The baseline tune balances performance, comfort, and efficiency. Throttle mapping is linear, shifts arrive at moderate rpm, and steering assist stays light for daily driving.
Eco mode softens throttle response and encourages early upshifts. Many vehicles also relax climate control draw or favor hybrid-electric operation to conserve fuel or battery range.
Sport programs sharpen throttle mapping, hold gears longer, and quicken steering. If adaptive dampers are fitted, they usually firm up to limit body roll while stability control allows a bit more slip.
Designed for low-grip surfaces, this mode softens throttle inputs and may start in a higher gear to reduce wheelspin. Traction and stability systems stay highly alert to maintain straight-line control.
Comfort prioritizes a relaxed ride by softening adaptive suspension, maximizing steering assist, and keeping power delivery smooth. It’s ideal for long-distance cruising.
This mode holds lower gears to manage heavy loads, increases transmission cooling, and can enable engine braking to help control speed when towing or hauling.
Truck and SUV systems let you choose two-wheel drive for efficiency, 4 High for higher-speed traction, or 4 Low for low-speed crawling with extra torque multiplication.

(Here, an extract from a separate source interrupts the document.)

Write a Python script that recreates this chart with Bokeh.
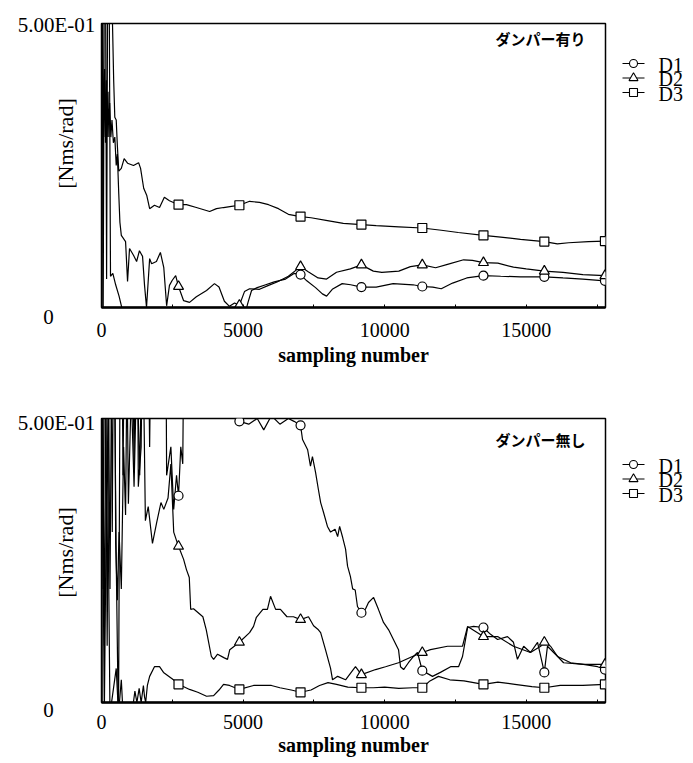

Terrain-specific calibrations adjust throttle sensitivity, traction control, suspension height, and differential locks so momentum and grip match loose dirt, deep sand, or uneven rock surfaces.
Performance models often unlock aggressive cooling maps, launch control, and relaxed stability limits. Expect heavier steering, firmer dampers, and transmission logic tuned to keep the engine in its power band.
Custom modes let drivers mix-and-match settings—pairing, for example, a calm suspension tune with sharper throttle response—to build a profile that best fits their preferences.
The engine control unit (ECU) and motor controllers decide how quickly torque arrives, when cylinders deactivate, and how aggressively regenerative braking engages.
Shift schedules, gear hold logic, and torque split between axles all respond to the chosen mode. Some systems even pre-select gears ahead of corners or hills.
Electric power steering modules vary assist levels, while adaptive dampers and active anti-roll bars adjust firmness to suit smooth cruising or spirited driving.
ABS, traction, and stability control recalibrate thresholds, letting the car tighten its safety net on slick roads or give experienced drivers a little more freedom on track.
Modern vehicles make it easy to experiment: a dial, buttons near the shifter, or a touchscreen menu usually houses the controls. Pick the mode that best matches road conditions and intent, then adjust if the ride or response feels off.
Remember: drive modes can’t rewrite physics, but they give you a smarter starting point for whatever the road serves up.